Film Review: BARBARA RUDIN AND THE EXPLODING NY UNDERGROUND (USA 2018) ***1/2

Barbara Rubin and the Exploding NY Underground Poster
Trailer

Barbara Rubin’s twenty-nine-minute experimental film ‘Christmas on Earth’ caused a sensation when it first screened in New York City in 1963. Its orgy scenes, double projections and …See full summary »

Director:

Chuck Smith

This new doc educates on underground filmmaker Barbara Rubin who rose to fame from her 1964 art-porn so-called masterpiece “Christmas on Earth”, made when she was only 18 years old.  The film, showing segments (that are both shocking yet innovative) in the doc, shattered creative and sexist boundaries and shocked NYC’s experimental film scene.
Barbara worked for a large part other ‘career’ with Jonas Mekas at the Filmmaker’s Coop.  Barbara was instrumental in creating NYC’s thriving underground film community and a rare female voice in a world of powerful men.  A rebellious Zelig of the Sixties, she introduced Andy Warhol to the Velvet Underground and Bob Dylan to the Kabbalah.
But beyond shaping the spirit of the Sixties, Barbara was seeking the deeper meaning of life.  After retiring to a farm with Allen Ginsberg, she shocked everyone by becoming a Hasidic Jew.
For years, 94-year-old filmmaker Jonas Mekas has saved all of Barbara’s letters and cherished her memory.  Working with Mekas’ footage and rare clips from the Andy Warhol archives, the film reveals inside the world and mind of Barbara Rubin; a woman who truly believed that film could change the world and then vanished into obscurity.

Like most biopics, the doc begin with the background and influences on the subject,  traces the rise to fame, then some grave downfall and then hopefully, their redemption to a sort of normalcy in life.  How interesting a biopic is usually is affected by how interesting the subject is.  Biopics are often accompanied by interviews with the subject, if still living, their friends and family with archive footage. This doc allows an identical path.

The Barbara Rudin doc can be divided int two parts.  The first charts her and her underground films and the second her lifestyle.  The two blend into each other, but the underground filmmaking slowly disappears as Barbara gets weirder and weirder.
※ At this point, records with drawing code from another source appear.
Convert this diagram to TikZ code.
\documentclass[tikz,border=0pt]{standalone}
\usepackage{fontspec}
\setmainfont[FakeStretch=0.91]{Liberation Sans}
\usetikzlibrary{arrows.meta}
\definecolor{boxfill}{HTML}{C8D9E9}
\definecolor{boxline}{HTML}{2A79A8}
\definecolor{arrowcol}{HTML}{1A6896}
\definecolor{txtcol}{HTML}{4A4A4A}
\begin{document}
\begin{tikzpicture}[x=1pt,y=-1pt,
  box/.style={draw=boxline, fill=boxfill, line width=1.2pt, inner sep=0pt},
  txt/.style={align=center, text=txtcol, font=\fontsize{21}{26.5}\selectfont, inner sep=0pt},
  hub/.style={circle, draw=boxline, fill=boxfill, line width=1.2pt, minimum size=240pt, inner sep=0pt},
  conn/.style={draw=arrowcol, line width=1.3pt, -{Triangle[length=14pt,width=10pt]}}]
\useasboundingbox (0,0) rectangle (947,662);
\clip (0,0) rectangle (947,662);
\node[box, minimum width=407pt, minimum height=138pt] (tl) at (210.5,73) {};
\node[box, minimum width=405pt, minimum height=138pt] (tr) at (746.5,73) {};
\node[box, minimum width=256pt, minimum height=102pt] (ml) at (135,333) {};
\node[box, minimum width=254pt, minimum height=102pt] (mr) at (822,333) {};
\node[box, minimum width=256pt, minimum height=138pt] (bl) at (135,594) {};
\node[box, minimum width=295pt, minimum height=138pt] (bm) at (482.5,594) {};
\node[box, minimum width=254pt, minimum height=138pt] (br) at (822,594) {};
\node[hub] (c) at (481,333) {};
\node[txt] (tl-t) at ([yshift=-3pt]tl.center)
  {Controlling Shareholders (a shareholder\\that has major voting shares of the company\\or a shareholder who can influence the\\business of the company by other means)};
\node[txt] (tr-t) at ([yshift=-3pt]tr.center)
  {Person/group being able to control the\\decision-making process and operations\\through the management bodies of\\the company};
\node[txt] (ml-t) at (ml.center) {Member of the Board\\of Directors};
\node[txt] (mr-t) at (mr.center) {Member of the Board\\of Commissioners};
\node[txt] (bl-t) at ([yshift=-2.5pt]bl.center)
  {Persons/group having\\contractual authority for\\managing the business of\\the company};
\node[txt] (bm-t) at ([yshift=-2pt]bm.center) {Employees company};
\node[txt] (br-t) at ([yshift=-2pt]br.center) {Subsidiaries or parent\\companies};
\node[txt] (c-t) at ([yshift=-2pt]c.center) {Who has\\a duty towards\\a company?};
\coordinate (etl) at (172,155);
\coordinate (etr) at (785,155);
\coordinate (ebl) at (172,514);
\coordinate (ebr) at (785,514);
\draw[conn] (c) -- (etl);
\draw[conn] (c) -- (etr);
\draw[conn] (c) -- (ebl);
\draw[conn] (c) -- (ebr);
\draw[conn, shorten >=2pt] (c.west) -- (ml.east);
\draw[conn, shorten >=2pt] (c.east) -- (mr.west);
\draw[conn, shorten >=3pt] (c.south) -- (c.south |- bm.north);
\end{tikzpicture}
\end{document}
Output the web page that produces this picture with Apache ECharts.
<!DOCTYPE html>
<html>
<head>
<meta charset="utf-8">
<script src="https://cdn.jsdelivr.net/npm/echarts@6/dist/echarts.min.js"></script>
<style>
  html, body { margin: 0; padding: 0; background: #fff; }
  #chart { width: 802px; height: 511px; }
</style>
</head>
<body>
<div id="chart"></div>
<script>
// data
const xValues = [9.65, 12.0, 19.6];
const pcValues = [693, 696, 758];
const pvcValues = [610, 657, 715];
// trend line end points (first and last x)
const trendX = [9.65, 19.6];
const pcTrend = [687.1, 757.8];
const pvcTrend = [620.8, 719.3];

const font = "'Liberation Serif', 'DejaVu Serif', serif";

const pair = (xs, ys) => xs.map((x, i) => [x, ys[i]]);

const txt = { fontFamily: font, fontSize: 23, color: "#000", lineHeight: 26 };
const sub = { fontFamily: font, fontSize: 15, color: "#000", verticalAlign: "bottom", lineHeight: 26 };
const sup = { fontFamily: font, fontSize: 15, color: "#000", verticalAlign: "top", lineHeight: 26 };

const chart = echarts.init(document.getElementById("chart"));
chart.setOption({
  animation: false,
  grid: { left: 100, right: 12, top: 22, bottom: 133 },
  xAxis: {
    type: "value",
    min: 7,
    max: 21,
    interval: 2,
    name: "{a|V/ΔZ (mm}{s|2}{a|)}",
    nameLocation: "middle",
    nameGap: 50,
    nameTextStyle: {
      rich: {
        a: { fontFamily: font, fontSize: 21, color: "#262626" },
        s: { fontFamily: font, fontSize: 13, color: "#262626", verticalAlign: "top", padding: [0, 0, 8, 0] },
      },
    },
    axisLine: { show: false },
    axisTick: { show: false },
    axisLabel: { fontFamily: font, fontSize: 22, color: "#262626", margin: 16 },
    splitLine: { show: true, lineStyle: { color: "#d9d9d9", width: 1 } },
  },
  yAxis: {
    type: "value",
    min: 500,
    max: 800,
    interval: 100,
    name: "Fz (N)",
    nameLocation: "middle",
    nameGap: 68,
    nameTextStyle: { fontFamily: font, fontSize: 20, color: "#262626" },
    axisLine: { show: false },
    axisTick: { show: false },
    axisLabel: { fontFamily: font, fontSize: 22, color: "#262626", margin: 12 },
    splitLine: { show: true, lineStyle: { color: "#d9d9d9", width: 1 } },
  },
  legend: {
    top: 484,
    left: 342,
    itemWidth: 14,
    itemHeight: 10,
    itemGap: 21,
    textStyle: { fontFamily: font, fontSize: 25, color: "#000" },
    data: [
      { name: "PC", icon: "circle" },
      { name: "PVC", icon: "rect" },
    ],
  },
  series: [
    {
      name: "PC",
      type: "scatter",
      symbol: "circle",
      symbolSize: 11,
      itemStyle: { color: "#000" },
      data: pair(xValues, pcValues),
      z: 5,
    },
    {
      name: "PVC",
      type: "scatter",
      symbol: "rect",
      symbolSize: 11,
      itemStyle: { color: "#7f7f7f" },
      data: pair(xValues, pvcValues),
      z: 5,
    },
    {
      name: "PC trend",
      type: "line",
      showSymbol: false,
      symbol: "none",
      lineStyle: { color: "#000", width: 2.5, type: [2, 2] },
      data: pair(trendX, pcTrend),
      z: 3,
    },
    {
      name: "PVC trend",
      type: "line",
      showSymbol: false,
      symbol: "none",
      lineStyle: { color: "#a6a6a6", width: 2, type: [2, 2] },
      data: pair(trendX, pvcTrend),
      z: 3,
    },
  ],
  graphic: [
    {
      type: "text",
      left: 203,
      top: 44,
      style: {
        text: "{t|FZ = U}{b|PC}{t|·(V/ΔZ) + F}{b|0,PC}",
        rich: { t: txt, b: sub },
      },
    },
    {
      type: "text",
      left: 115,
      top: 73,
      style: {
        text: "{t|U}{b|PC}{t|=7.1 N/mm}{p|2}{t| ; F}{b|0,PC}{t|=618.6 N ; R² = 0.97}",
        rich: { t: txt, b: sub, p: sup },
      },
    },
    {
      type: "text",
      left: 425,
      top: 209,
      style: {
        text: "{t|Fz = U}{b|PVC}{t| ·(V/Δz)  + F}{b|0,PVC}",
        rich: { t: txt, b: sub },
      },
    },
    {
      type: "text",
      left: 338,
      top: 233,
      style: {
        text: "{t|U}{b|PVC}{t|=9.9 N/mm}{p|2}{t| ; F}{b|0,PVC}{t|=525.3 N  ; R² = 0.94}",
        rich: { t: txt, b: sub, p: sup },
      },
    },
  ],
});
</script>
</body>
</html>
The film gets as weird as its character.  Barbara’s most famous film was the art-porn CHRISTMAS ON EARTH.  One fo the film’s segments has her open letter to Disney asking them to finance her movie, she claiming that she was affected by SNOW WHITE AND THE SEVEN DWARFS.  The film also details the pure implausibility of what Barbara wants to have in the film  which is a galactic cast of famous stars and artists including The Beatles, Marlon Brando, Herman’s Hermits and a host of others.  Of course the film never got made.

The film’s most intriguing portion is the last this when Barbara begins to behave very erratically.  This is when the audience sees how crazy this woman can be.   At one point, she wanted to have children with Allen Ginsberg, who never wanted any.  When rejected, she became more isolated, depressed and crazy.  She finally showed up at an Orthodox Jewish orphanage and decided that that was her calling.  She denounced everything that she accomplished, friends included to learn the ways of the Orthodox Jew.

By the end of the film, one can end up either admiring Barbara as a gifted, independent go-getter who influenced the underground art world greatly or some tiresome opinionated commandeering bitch.  Whatever ones opinion on Barbara Rudin, one cannot deny that this woman was a force to be reckoned with.

The film has a limited release at the Royal Cinema.  Originally slated for showings on Aug 4 and 5th, the latter screening has been cancelled (but will be re-scheduled) due to the long weekend holidays.